Health Canada has stated that the ACMPR are not permanent regulations. Stakeholders should keep up to date with coming changes. Changes in medical cannabis regulations present new opportunities and challenges in health care, labour and employment, and capital markets. From a health care perspective, the ACMPR complement the Narcotic Control Regulations in setting out rules for the possession, sale, use and administration of medical cannabis in a healthcare facility. The ACMPR are permissive, not mandatory. It is up to each facility to determine whether, and if so within what parameters, it will permit the provision, sale or administration of medical cannabis to patients or residents who have an ACMPR medical document, prescription or a written order providing access to medical cannabis. Given increasing social acceptance of medical cannabis, more accessible products (e.g. cannabis oils and capsules) and the outcome of some Canadian Charter of Rights and Freedoms challenges, we may see a push towards greater acceptance of medical cannabis in the health care setting.

From an employment law perspective, employers have a duty to accommodate employees with disabilities under human rights legislation. If an employee provides written communications from a physician or other evidence indicating that, in order to attend work, he or she must be permitted to smoke or ingest cannabis for medical purposes, an employer will have to consider this request. Whether the duty to accommodate requires an employer to permit an employee to consume medical cannabis at work or not, will depend on a number of factors, including the nature of the employee's work and the impact on productivity caused by the ingestion of cannabis.
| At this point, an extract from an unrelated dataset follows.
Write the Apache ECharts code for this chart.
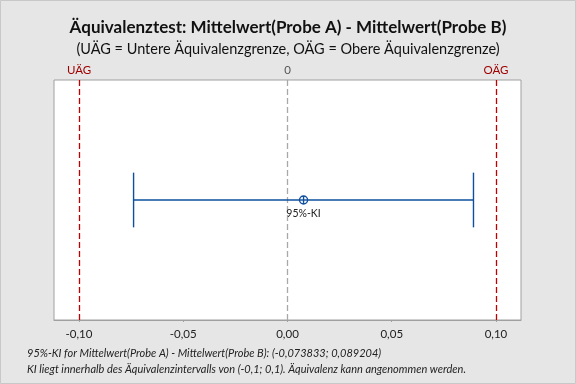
<!DOCTYPE html>
<html><head><meta charset="utf-8">
<script src="https://cdn.jsdelivr.net/npm/echarts@6/dist/echarts.min.js"></script>
<style>html,body{margin:0;padding:0;background:#e6e6e6}#c{width:576px;height:384px}</style>
</head><body><div id="c"></div>
<script>
const ciLower = [-0.073833];
const ciUpper = [0.089204];
const estimate = [0.0077];
const limits = [-0.1, 0, 0.1];
const limitNames = ['UÄG', '0', 'OÄG'];
const tickValues = [-0.1, -0.05, 0, 0.05, 0.1];
const titleText = 'Äquivalenztest: Mittelwert(Probe A) - Mittelwert(Probe B)';
const subText = '(UÄG = Untere Äquivalenzgrenze, OÄG = Obere Äquivalenzgrenze)';
const notes = ['95%-KI for Mittelwert(Probe A) - Mittelwert(Probe B): (-0,073833; 0,089204)',
  'KI liegt innerhalb des Äquivalenzintervalls von (-0,1; 0,1). Äquivalenz kann angenommen werden.'];
const F = 'Lato, "Open Sans", sans-serif';
const blue = '#0d4f9e';
const chart = echarts.init(document.getElementById('c'), null, {renderer:'canvas'});
chart.setOption({
  backgroundColor: '#e6e6e6',
  animation: false,
  title: [{text: titleText, left: 'center', top: 14, textStyle:{fontFamily:F, fontSize:17, fontWeight:'bold', color:'#111'}},
          {text: subText, left: 'center', top: 37, textStyle:{fontFamily:F, fontSize:14.5, fontWeight:'normal', color:'#111'}}],
  grid: {left: 54, right: 55, top: 80, bottom: 64, show: true, backgroundColor: '#fff', borderColor: '#a0a0a0', borderWidth: 1},
  xAxis: {type:'value', min:-0.112, max:0.112,
    axisLine:{show:true, lineStyle:{color:'#a0a0a0'}},
    axisTick:{show:true, length:2, customValues: tickValues, lineStyle:{color:'#a0a0a0'}},
    axisLabel:{customValues: tickValues, margin:8, fontFamily:F, fontSize:11.5, color:'#222',
      formatter: v => v.toFixed(2).replace('.', ',')},
    splitLine:{show:false}},
  yAxis: {type:'value', min:0, max:1, show:false},
  graphic: [
    {type:'rect', shape:{x:0.5, y:0.5, width:575, height:383}, style:{fill:'none', stroke:'#c8c8c8'}},
    {type:'text', left:27, top:348, style:{text:notes[0], font:'italic 11px '+F, fill:'#222'}},
    {type:'text', left:27, top:364, style:{text:notes[1], font:'italic 11px '+F, fill:'#222'}}
  ],
  series: [
    {type:'custom', data:[[ciLower[0], ciUpper[0], 0.5, estimate[0]]], z:5,
      renderItem: function(params, api){
        const y = api.value(2);
        const a = api.coord([api.value(0), y]);
        const b = api.coord([api.value(1), y]);
        const m = api.coord([api.value(3), y]);
        const h = api.size([0, 0.114])[1];
        const st = {stroke: blue, lineWidth: 1.4};
        return {type:'group', children:[
          {type:'line', shape:{x1:a[0], y1:a[1], x2:b[0], y2:b[1]}, style:st},
          {type:'line', shape:{x1:a[0], y1:a[1]-h, x2:a[0], y2:a[1]+h}, style:st},
          {type:'line', shape:{x1:b[0], y1:b[1]-h, x2:b[0], y2:b[1]+h}, style:st},
          {type:'circle', shape:{cx:m[0], cy:m[1], r:4}, style:{fill:'#fff', stroke:blue, lineWidth:1.4}},
          {type:'line', shape:{x1:m[0]-4, y1:m[1], x2:m[0]+4, y2:m[1]}, style:st},
          {type:'line', shape:{x1:m[0], y1:m[1]-4, x2:m[0], y2:m[1]+4}, style:st},
          {type:'text', x:m[0], y:m[1]+8, style:{text:'95%-KI', font:'10.5px '+F, fill:'#222', align:'center', verticalAlign:'top'}}
        ]};
      },
      markLine: {silent:true, symbol:['none','none'],
        data: limits.map((v,i) => ({xAxis:v, name:limitNames[i],
          lineStyle:{color: i===1 ? '#a8a8a8' : '#c00000', type: [6,3], width: 1.3},
          label:{show:true, position:'end', formatter: limitNames[i], distance:4,
            color: i===1 ? '#555' : '#a00000', fontFamily:F, fontSize:11.5}}))}
    }
  ]
});
</script></body></html>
Employers also have a corresponding duty under provincial occupational health and safety legislation to maintain a safe workplace. Employees in safety-sensitive positions might not be entitled to smoke or ingest medical cannabis at work while or before performing their duties.

From a capital markets perspective, the ACMPR and the loosening legal framework surrounding medical cannabis is fueling fast growth in a relatively nascent market sector. As of the date of this publication, 37 licenses to produce medical cannabis have been issued under the ACMPR or its predecessor legislation, the Marihuana for Medical Purposes Regulations (Canada), and there are approximately 416 license applications awaiting review by Health Canada, with approximately 20 new applications being received every month. LPs are scrambling to grab their share of a burgeoning Canadian medical cannabis market, which is forecast to peak at $1.1 billion by 2020 (without full legalization for recreational use). With these sky-high opportunities, LPs are accessing the capital markets at a feverish pace to finance increased growing capacity and complete complementary acquisitions of other LPs or production facilities. Since the 2015 federal election in Canada, publicly-listed LPs have raised more than $563 million in equity. The Canadian market for cannabis could get even hotter if the federal Liberals make good on their election promise to fully legalize cannabis for recreational use, which is widely anticipated.